===== STORED ROWS

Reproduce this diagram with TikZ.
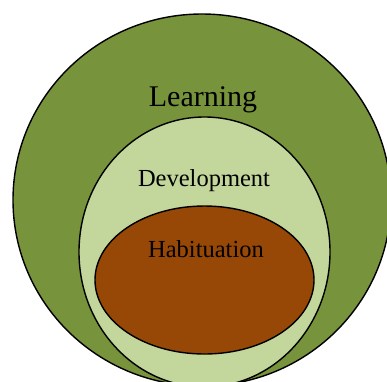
\documentclass[tikz,border=0pt]{standalone}
\usepackage{fontspec}
\setmainfont{Liberation Serif}
\usetikzlibrary{shapes.geometric, positioning}
\definecolor{olivegreen}{HTML}{77933C}
\definecolor{palegreen}{HTML}{C3D69B}
\definecolor{rustbrown}{HTML}{974806}

\begin{document}
\begin{tikzpicture}[x=1pt, y=-1pt,
    ring/.style={ellipse, draw=black, line width=1.4pt, inner sep=0pt},
    tag/.style={anchor=base, inner sep=0pt, text=black}]
    \useasboundingbox (0,0) rectangle (387,381);
    \clip (0,0) rectangle (387,381);
    % nested sets
    \node(learning) at (202,200) [ring, fill=olivegreen, minimum width=378pt, minimum height=372pt] {};
    \node(development) at (204.5,252) [ring, fill=palegreen, minimum width=251pt, minimum height=270pt] {};
    \node(habituation) at (204.5,280) [ring, fill=rustbrown, minimum width=219pt, minimum height=148pt] {};
    % labels
    \node(learningtext) at (203,106) [tag, font=\fontsize{30pt}{36pt}\selectfont] {Learning};
    \node(developmenttext) at (204,186) [tag, font=\fontsize{24.5pt}{29pt}\selectfont] {Development};
    \node(habituationtext) at (206,257) [tag, font=\fontsize{24.5pt}{29pt}\selectfont] {Habituation};
\end{tikzpicture}
\end{document}
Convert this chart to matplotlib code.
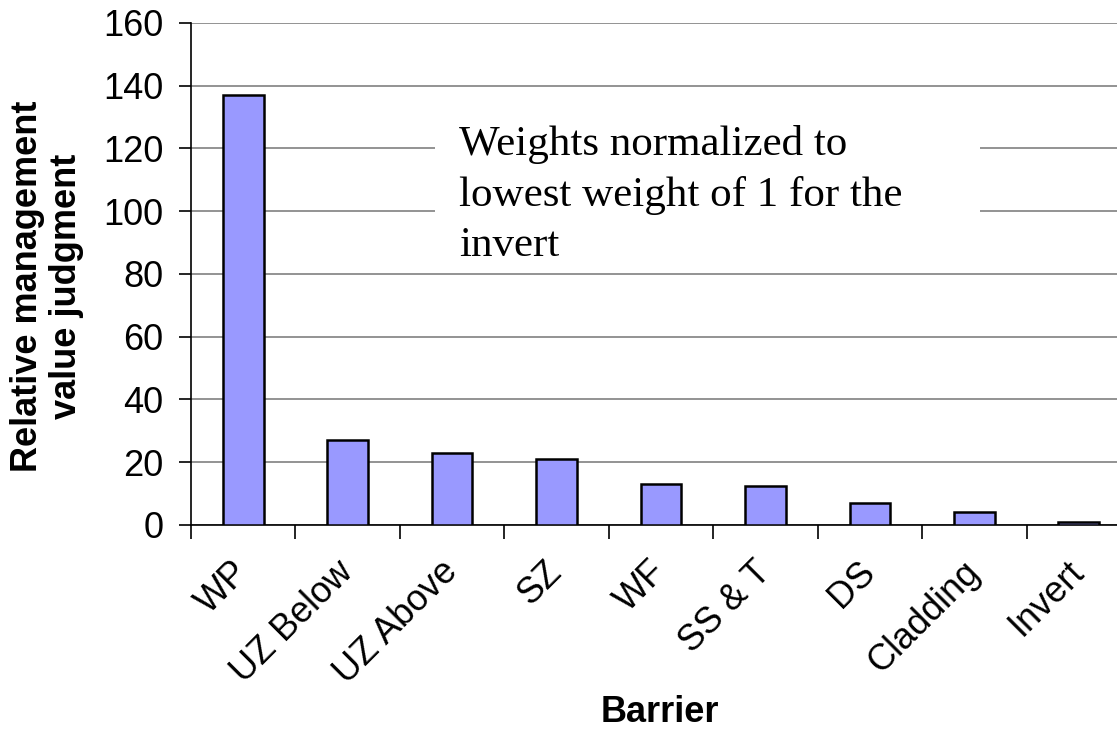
import matplotlib
matplotlib.use("Agg")
import matplotlib.pyplot as plt
from matplotlib.patches import Rectangle
from matplotlib.transforms import ScaledTranslation
import numpy as np

barriers = ["WP", "UZ Below", "UZ Above", "SZ", "WF", "SS & T", "DS", "Cladding", "Invert"]
weights = [137, 27, 23, 21, 13, 12.5, 7, 4, 1]
y_ticks = [0, 20, 40, 60, 80, 100, 120, 140, 160]

W, H = 1117, 729
fig = plt.figure(figsize=(W / 100, H / 100), dpi=100)
fig.patch.set_facecolor("white")

# plot area (runs past the right edge of the canvas)
left, bottom, top, width = 191, 525, 23, 940
ax = fig.add_axes([left / W, (H - bottom) / H, width / W, (bottom - top) / H])

x = np.arange(len(barriers))
ax.bar(x, weights, width=0.39, color="#9999FF", edgecolor="black",
       linewidth=1.8, zorder=3)

ax.set_xlim(-0.5, len(barriers) - 0.5)
ax.set_ylim(0, 160)
ax.set_yticks(y_ticks)
ax.set_yticklabels([str(v) for v in y_ticks], fontsize=26,
                   fontfamily="Liberation Sans")
ax.yaxis.grid(True, color="#808080", linewidth=1.2, zorder=0)
ax.set_axisbelow(True)

ax.set_xticks(x)
ax.set_xticklabels(barriers, rotation=45, ha="right", va="center",
                   fontsize=26, fontfamily="Liberation Sans",
                   rotation_mode="anchor")
shift = ScaledTranslation(-6 / 100, 3 / 100, fig.dpi_scale_trans)
for lbl in ax.get_xticklabels():
    lbl.set_transform(lbl.get_transform() + shift)
ax.tick_params(axis="x", which="major", length=0, pad=30)
ax.set_xticks(np.arange(-0.5, len(barriers)), minor=True)
ax.tick_params(axis="x", which="minor", length=10, width=1.2, color="black",
               direction="out")
ax.tick_params(axis="y", length=9, width=1.2, color="black", pad=11,
               direction="out")

for side in ("top", "right"):
    ax.spines[side].set_visible(False)
for side in ("left", "bottom"):
    ax.spines[side].set_color("black")
    ax.spines[side].set_linewidth(1.2)

fig.text(47 / W, (H - 286) / H, "Relative management\nvalue judgment",
         fontsize=26, fontweight="bold", fontfamily="Liberation Sans",
         rotation=90, ha="center", va="center", linespacing=1.15,
         multialignment="center")
fig.text(660 / W, (H - 713) / H, "Barrier", fontsize=26, fontweight="bold",
         fontfamily="Liberation Sans", ha="center", va="center")

# annotation box that masks the gridlines behind it
bx0, bx1, by0, by1 = 435, 980, 108, 270
fig.patches.append(Rectangle((bx0 / W, (H - by1) / H), (bx1 - bx0) / W,
                             (by1 - by0) / H, transform=fig.transFigure,
                             facecolor="white", edgecolor="none", zorder=5))
fig.text(459 / W, (H - 125) / H,
         "Weights normalized to\nlowest weight of 1 for the\ninvert",
         fontsize=31, fontfamily="Liberation Serif", ha="left", va="top",
         linespacing=1.4, zorder=6)

fig.savefig("out.png", dpi=100, facecolor="white")
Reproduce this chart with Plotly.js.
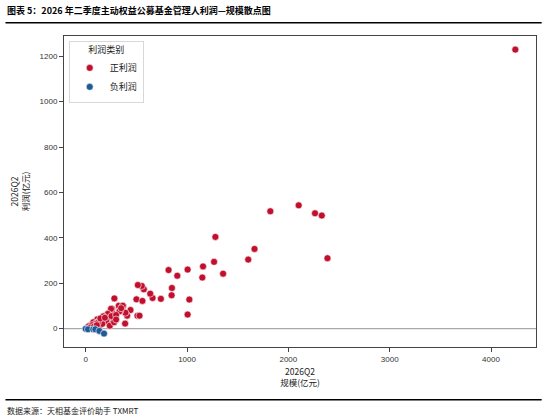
<!DOCTYPE html>
<html>
<head>
<meta charset="utf-8">
<script src="https://cdn.plot.ly/plotly-3.0.1.min.js"></script>
<style>html,body{margin:0;padding:0;background:#fff;}#chart{width:550px;height:415px;}</style>
</head>
<body>
<div id="chart"></div>
<script>
// Positive-profit managers: scale (亿元) and profit (亿元)
var posScale = [4240, 1822, 2102, 2263, 2330, 2386, 1280, 1666, 1604, 1356, 1267, 1158, 1151, 1006, 1023, 1006,
  818, 904, 851, 848, 742, 660, 637, 574, 554, 515, 501, 560, 511, 531, 442, 409, 392, 369, 327, 340, 389,
  283, 260, 267, 224, 231, 273, 171, 155, 188, 115, 135, 92, 59, 75, 30, 240, 208, 250, 333, 366, 218,
  201, 139, 102, 62, 238, 164, 280, 174, 120, 145, 190, 255, 300, 45, 80, 110, 300, 350];
var posProfit = [1229, 517, 543, 508, 498, 310, 404, 351, 304, 242, 294, 274, 225, 260, 128, 62,
  258, 233, 179, 147, 131, 135, 154, 173, 188, 192, 129, 122, 57, 57, 82, 57, 70, 100, 101, 76, 22,
  133, 88, 67, 67, 32, 48, 53, 30, 30, 41, 10, 21, 18, 28, 10, 21, 38, 87, 76, 101, 65,
  32, 35, 23, 15, 13, 21, 28, 54, 25, 45, 48, 55, 60, 5, 8, 15, 40, 90];
// Negative-profit managers
var negScale = [0, 23, 75, 95, 135, 181];
var negProfit = [-1, -3, -3, -3, -10, -22];

var seriesNames = ['正利润', '负利润'];
var legendTitle = '利润类别';
var xTicks = [0, 1000, 2000, 3000, 4000];
var yTicks = [0, 200, 400, 600, 800, 1000, 1200];

var font = 'Liberation Sans, Arial, Noto Sans CJK SC, sans-serif';
var cjk = 'Noto Sans CJK SC, sans-serif';

var traces = [
  {x: posScale, y: posProfit, name: seriesNames[0], type: 'scatter', mode: 'markers',
   marker: {color: '#c0102e', size: 7, line: {color: '#ffffff', width: 0.6}}},
  {x: negScale, y: negProfit, name: seriesNames[1], type: 'scatter', mode: 'markers',
   marker: {color: '#1f5a96', size: 7, line: {color: '#ffffff', width: 0.6}}}
];

var layout = {
  width: 550, height: 415,
  margin: {l: 64, r: 14, t: 36, b: 68},
  paper_bgcolor: '#fff', plot_bgcolor: '#fff',
  showlegend: true,
  legend: {
    x: 0.01, y: 0.985, xanchor: 'left', yanchor: 'top',
    bgcolor: 'rgba(255,255,255,0.9)', bordercolor: '#d8d8d8', borderwidth: 1,
    title: {text: legendTitle, font: {family: cjk, size: 9, color: '#222'}, side: 'top center'},
    font: {family: cjk, size: 9, color: '#222'},
    itemsizing: 'trace', itemwidth: 30, tracegroupgap: 0
  },
  xaxis: {
    range: [-214, 4444], tickvals: xTicks, ticktext: xTicks.map(String),
    showgrid: false, zeroline: false, showline: true, mirror: true, linecolor: '#444', linewidth: 1,
    ticks: 'outside', ticklen: 4, tickcolor: '#444',
    tickfont: {family: font, size: 8, color: '#333'},
    title: {text: '2026Q2<br>规模(亿元)', font: {family: cjk, size: 8.5, color: '#222'}, standoff: 6}
  },
  yaxis: {
    range: [-81, 1289], tickvals: yTicks, ticktext: yTicks.map(String),
    showgrid: false, zeroline: false, showline: true, mirror: true, linecolor: '#444', linewidth: 1,
    ticks: 'outside', ticklen: 4, tickcolor: '#444',
    tickfont: {family: font, size: 8, color: '#333'},
    title: {text: '2026Q2<br>利润(亿元)', font: {family: cjk, size: 8.5, color: '#222'}, standoff: 8}
  },
  shapes: [
    {type: 'line', xref: 'paper', yref: 'y', x0: 0, x1: 1, y0: 0, y1: 0, line: {color: '#aaaaaa', width: 1.2}, layer: 'below'},
    {type: 'line', xref: 'paper', yref: 'paper', x0: -0.124, x1: 1.012, y0: 1.043, y1: 1.043, line: {color: '#000', width: 1.5}},
    {type: 'line', xref: 'paper', yref: 'paper', x0: -0.124, x1: 1.012, y0: -0.17, y1: -0.17, line: {color: '#000', width: 1.5}}
  ],
  annotations: [
    {xref: 'paper', yref: 'paper', x: -0.126, y: 1.083, xanchor: 'left', yanchor: 'middle', showarrow: false,
     text: '<b>图表 5：2026 年二季度主动权益公募基金管理人利润—规模散点图</b>',
     font: {family: cjk, size: 9, color: '#000'}},
    {xref: 'paper', yref: 'paper', x: -0.126, y: -0.205, xanchor: 'left', yanchor: 'middle', showarrow: false,
     text: '数据来源：天相基金评价助手 TXMRT',
     font: {family: cjk, size: 8, color: '#222'}}
  ]
};

Plotly.newPlot('chart', traces, layout, {displayModeBar: false, staticPlot: true});
</script>
</body>
</html>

==========

STATED TASK: Take the material above and output only the lines from the one that contains "Convert this chart to matplotlib code." through the one that contains "ax.set_axisbelow(True)", ends included and images left out.

WRITTEN SOLUTION:
Convert this chart to matplotlib code.
import matplotlib
matplotlib.use("Agg")
import matplotlib.pyplot as plt
from matplotlib.patches import Rectangle
from matplotlib.transforms import ScaledTranslation
import numpy as np

barriers = ["WP", "UZ Below", "UZ Above", "SZ", "WF", "SS & T", "DS", "Cladding", "Invert"]
weights = [137, 27, 23, 21, 13, 12.5, 7, 4, 1]
y_ticks = [0, 20, 40, 60, 80, 100, 120, 140, 160]

W, H = 1117, 729
fig = plt.figure(figsize=(W / 100, H / 100), dpi=100)
fig.patch.set_facecolor("white")

# plot area (runs past the right edge of the canvas)
left, bottom, top, width = 191, 525, 23, 940
ax = fig.add_axes([left / W, (H - bottom) / H, width / W, (bottom - top) / H])

x = np.arange(len(barriers))
ax.bar(x, weights, width=0.39, color="#9999FF", edgecolor="black",
       linewidth=1.8, zorder=3)

ax.set_xlim(-0.5, len(barriers) - 0.5)
ax.set_ylim(0, 160)
ax.set_yticks(y_ticks)
ax.set_yticklabels([str(v) for v in y_ticks], fontsize=26,
                   fontfamily="Liberation Sans")
ax.yaxis.grid(True, color="#808080", linewidth=1.2, zorder=0)
ax.set_axisbelow(True)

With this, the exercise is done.